• Tuckamore (Chael)

The Wonderful worlds of our own backyards.

Flipping through science text books I am always fascinated by the myriad ecosystems on our planet. From tall mountains to swampy lagoons the contrasts are startling. But what is in between the Swamp and the Mountain top? Where does the forest end and the river begin? In this back yard ecosystem activity, students get a chance to explore various micro ecosystems in their back yards and attempt to classify the determinants of each ecosystem.

It goes like this:

1. Look at your back yard. Simply by looking onto your yard, identify several areas that look different. Maybe one area is lower than another, or there is less grass, a little wetter looking or a raised garden bed. If you don't have a yard use the sidewalk area in front of your house, a park or any area that city scaped it can even be a parking lot.

2. For each area that looks different (choose at least 3) pick an area that is at least the size of a sheet of 8.5 x 11 paper. If can be bigger if you want but having the same size for all areas is best.

3. Study the area you have chosen:

a. What is on top of the ground? Can you ID the plants? Can you draw them? Are their any plants at all?

b) Dig down 10 - 30 cm (dig the same depth in each different spot) and collect all the dirt in a bucket or bowl. Carefully look through all the dirt and see how many different Insects and Crawlers you can find. Draw them. Count them.

c) Once you have your hole. Look at the dirt on the side of the hole. Does it change from the top of the hole to the bottom? Take some soil in your fingers and smear it on your paper. Make a note of how deep that soil was in the hole.

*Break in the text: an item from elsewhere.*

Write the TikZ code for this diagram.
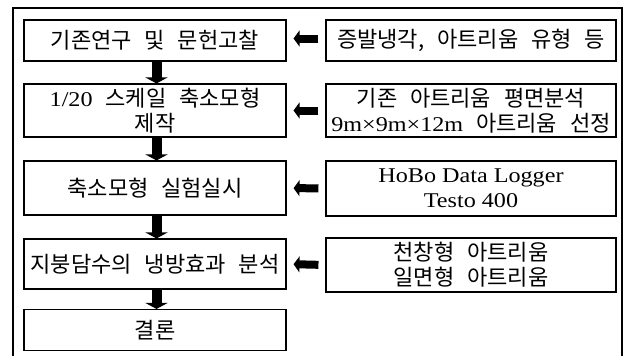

d) Make a notice list. Are there any other things your notice or wonder about this tiny ecosystem.

4. Move to another location in your yard and repeat the process.

5. Once you have visited all your sites. Compare your results.

How are the sites the same?

How are they different?

What environmental factors do you think make them the same or different?

6. Extension: Thinking Big and Doing Some Big Investigation

Where do the ecosystems change in your back yard. Can you find evidence of transition zones where elements of each mini ecosystem interact?